Multiculturalism and Political Philosophy
This is an advance summary of a forthcoming article in the Oxford Research Encyclopedia of Politics. Please check back later for the full article.
Multiculturalism has been used both as a descriptive and a normative term, as well as a term referring to particular types of state policies. As a descriptive term, multiculturalism refers to the state of affairs present in contemporary societies: that of cultural diversity. As a normative term, multiculturalism affirms cultural diversity as an acceptable state of affairs, and provides normative grounds for the ways of responding to this diversity. As a policy oriented term, multiculturalism refers to a variety of state policies that aim to accommodate people’s cultural differences—most notably, different types of culturally differentiated (or, minority) rights.

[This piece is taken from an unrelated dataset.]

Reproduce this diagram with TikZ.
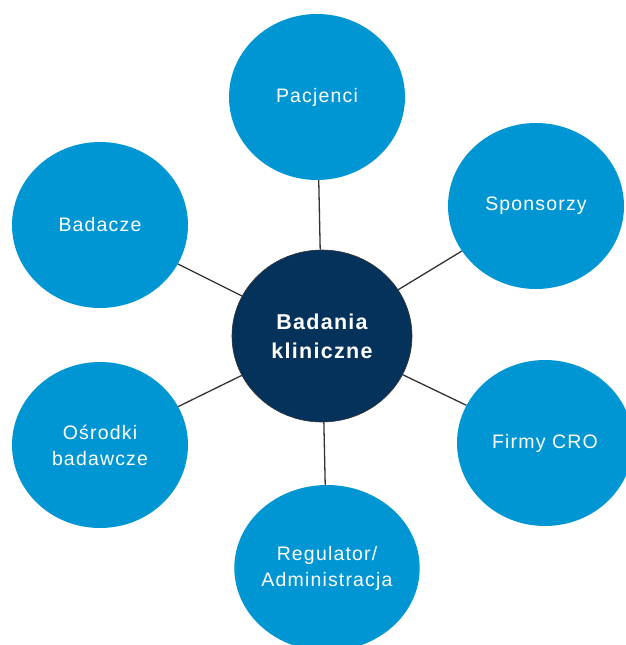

The main focus of the debates on multiculturalism within political philosophy has been on normative multiculturalism, and the broader normative questions relating to the appropriate grounds for responding to people’s cultural differences. The debates on descriptive multiculturalism and on particular multicultural policies, however, feed into the debates on normative multiculturalism. One’s views on the nature of culture, the value of culture, and the appropriate means of demarcating group boundaries have implications on the ways in which one understands the proper objects of cultural accommodation, as well as the extent to which such accommodation should be applied. The different types of multicultural policies—including rights of indigenous groups, immigrants, and national minorities—incorporate slightly different sets of normative considerations that must be independently assessed, and that also feed into the more general debates on the normative foundations for cultural accommodation.

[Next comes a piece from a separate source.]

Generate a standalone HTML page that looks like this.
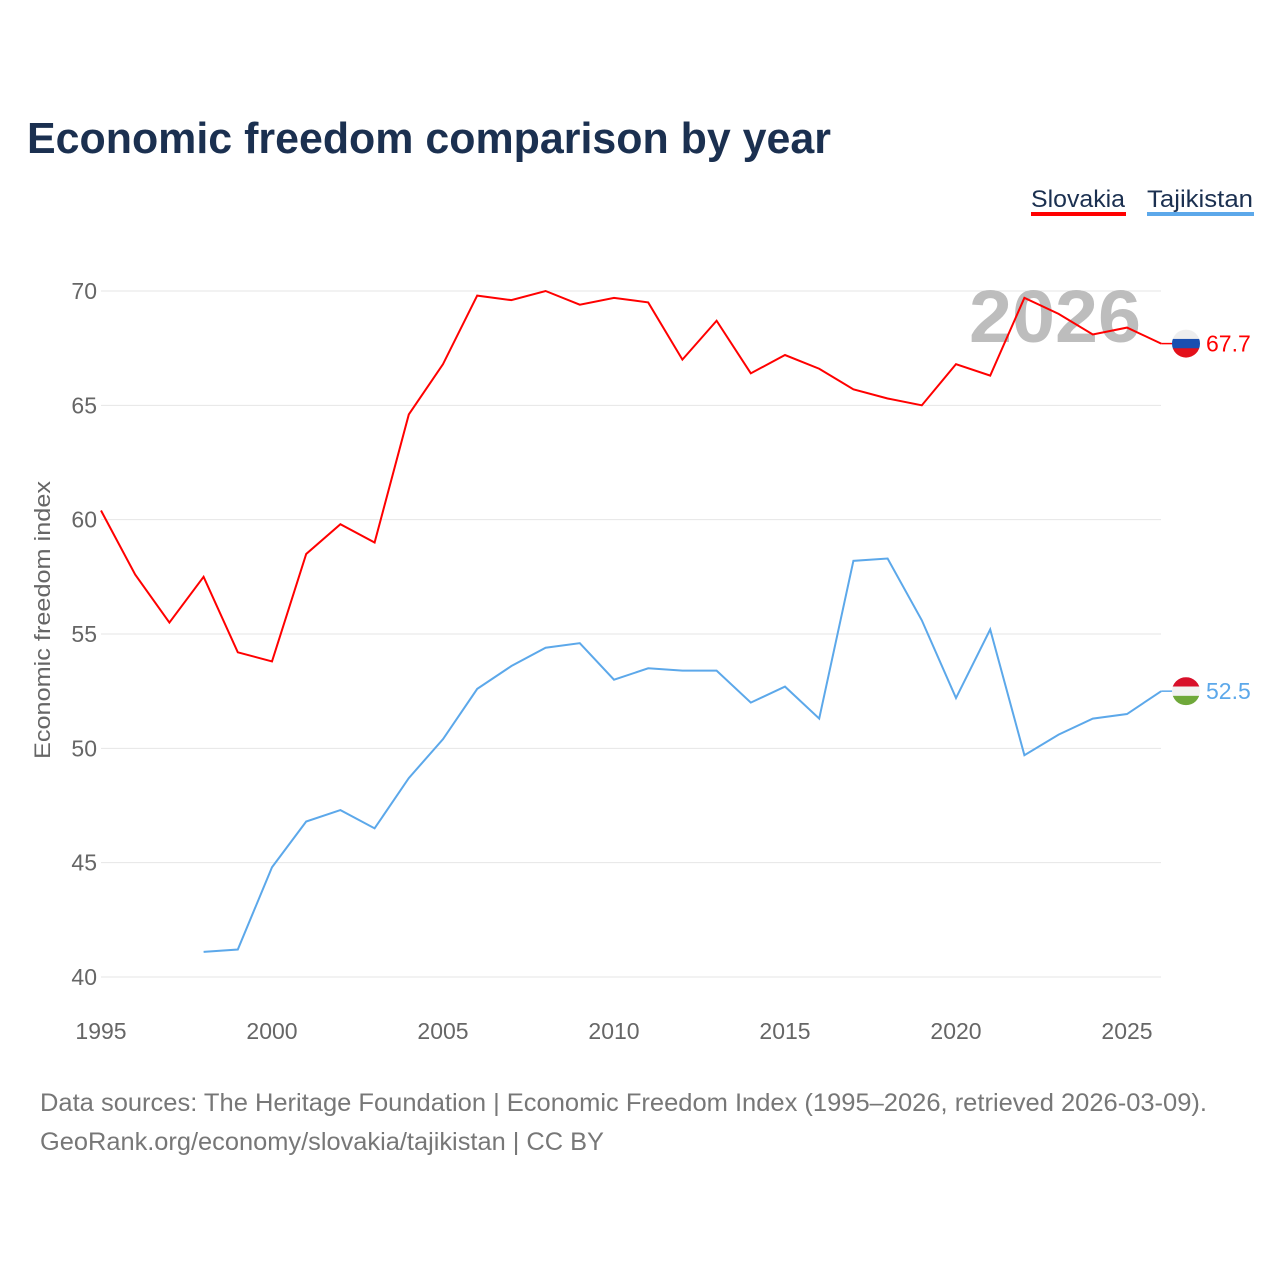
<!DOCTYPE html>
<html><head><meta charset="utf-8">
<style>
body{margin:0;background:#fff;font-family:"Liberation Sans",sans-serif;}
#wrap{position:relative;width:1280px;height:1280px;overflow:hidden;}
</style></head>
<body>
<div id="wrap">
<svg id="chart" width="1280" height="1280">
<defs>
<clipPath id="c1"><circle cx="1186" cy="0" r="14"/></clipPath>
</defs>
<text x="27" y="153" font-size="44" font-weight="bold" fill="#1b3050" textLength="804" lengthAdjust="spacingAndGlyphs">Economic freedom comparison by year</text>
<g>
<text x="1031" y="207" font-size="24" fill="#1b3050" textLength="94" lengthAdjust="spacingAndGlyphs">Slovakia</text>
<rect x="1031" y="212" width="95" height="4" fill="#ff0000"/>
</g>
<g>
<text x="1147" y="207" font-size="24" fill="#1b3050" textLength="106" lengthAdjust="spacingAndGlyphs">Tajikistan</text>
<rect x="1147" y="212" width="107" height="4" fill="#5ca8ea"/>
</g>
<g id="grid"></g>
<text x="1055" y="342" font-size="74" font-weight="bold" fill="#bdbdbd" text-anchor="middle" textLength="172" lengthAdjust="spacingAndGlyphs">2026</text>
<g id="series"></g>
<text transform="translate(50,620) rotate(-90)" font-size="22" fill="#666" text-anchor="middle" textLength="278" lengthAdjust="spacingAndGlyphs">Economic freedom index</text>
<text x="40" y="1111" font-size="25" fill="#777" textLength="1167" lengthAdjust="spacingAndGlyphs">Data sources: The Heritage Foundation | Economic Freedom Index (1995–2026, retrieved 2026-03-09).</text>
<text x="40" y="1150" font-size="25" fill="#777" textLength="564" lengthAdjust="spacingAndGlyphs">GeoRank.org/economy/slovakia/tajikistan | CC BY</text>
</svg>
</div>
<script>
const yearsSK=[1995,1996,1997,1998,1999,2000,2001,2002,2003,2004,2005,2006,2007,2008,2009,2010,2011,2012,2013,2014,2015,2016,2017,2018,2019,2020,2021,2022,2023,2024,2025,2026];
const valuesSK=[60.4,57.6,55.5,57.5,54.2,53.8,58.5,59.8,59.0,64.6,66.8,69.8,69.6,70.0,69.4,69.7,69.5,67.0,68.7,66.4,67.2,66.6,65.7,65.3,65.0,66.8,66.3,69.7,69.0,68.1,68.4,67.7];
const yearsTJ=[1998,1999,2000,2001,2002,2003,2004,2005,2006,2007,2008,2009,2010,2011,2012,2013,2014,2015,2016,2017,2018,2019,2020,2021,2022,2023,2024,2025,2026];
const valuesTJ=[41.1,41.2,44.8,46.8,47.3,46.5,48.7,50.4,52.6,53.6,54.4,54.6,53.0,53.5,53.4,53.4,52.0,52.7,51.3,58.2,58.3,55.6,52.2,55.2,49.7,50.6,51.3,51.5,52.5];
const yTicks=[40,45,50,55,60,65,70];
const xTicks=[1995,2000,2005,2010,2015,2020,2025];
const NS="http://www.w3.org/2000/svg";
const x=v=>101+(v-1995)*(1127-101)/30;
const y=v=>977-(v-40)*(977-291)/30;
function mk(tag,attrs,parent){const e=document.createElementNS(NS,tag);for(const k in attrs)e.setAttribute(k,attrs[k]);parent.appendChild(e);return e;}
const grid=document.getElementById('grid');
yTicks.forEach(t=>{
  const l=mk('line',{x1:101,x2:1161,y1:y(t),y2:y(t),stroke:'#e6e6e6','stroke-width':1},grid);
  
  
  const tx=mk('text',{x:97,y:y(t)+8,'font-size':23,fill:'#666','text-anchor':'end'},grid);
  tx.textContent=t;
  
  
});
xTicks.forEach(t=>{
  const tx=mk('text',{x:x(t),y:1039,'font-size':23,fill:'#666','text-anchor':'middle'},grid);
  tx.textContent=t;
  
  
});
const ser=document.getElementById('series');
function line(ys,vs,color,name,stripes){
  const p=mk('polyline',{points:ys.map((yr,i)=>x(yr)+','+y(vs[i])).join(' '),fill:'none',stroke:color,'stroke-width':2},ser);
  
  
  const lx=x(ys[ys.length-1]), lv=vs[vs.length-1], ly=y(lv);
  mk('line',{x1:lx,x2:lx+12,y1:ly,y2:ly,stroke:color,'stroke-width':1.5},ser);
  const g=mk('g',{transform:`translate(0,${ly})`,'clip-path':'url(#c1)'},ser);
  
  
  stripes.forEach((c,i)=>mk('rect',{x:1172,y:-14+i*28/3,width:28,height:28/3+0.5,fill:c},g));
  const t=mk('text',{x:1206,y:ly+8,'font-size':23,fill:color},ser);
  t.textContent=lv.toFixed(1);
  
  
}
line(yearsSK,valuesSK,'#ff0000','slovakia',['#eeeeee','#1a4fb0','#e3101a']);
line(yearsTJ,valuesTJ,'#5ca8ea','tajikistan',['#d8102a','#f2f2f2','#6fa83a']);
</script>
</body></html>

Equality-based and identity-based arguments for cultural concern provide strong grounds for the state to be concerned about people’s cultural differences and to aim to alleviate culturally induced disadvantages. The case for (or against) minority rights as a means for responding to these disadvantages may, however, come from several sources, including approaches to cultural diversity based on equality, autonomy, toleration, and diversity. While there is relative agreement among multicultural theorists that differentiated rights are acceptable, though not always required or even desired, responses to cultural diversity, disagreements about the normative bases, and extents of application, remain complex.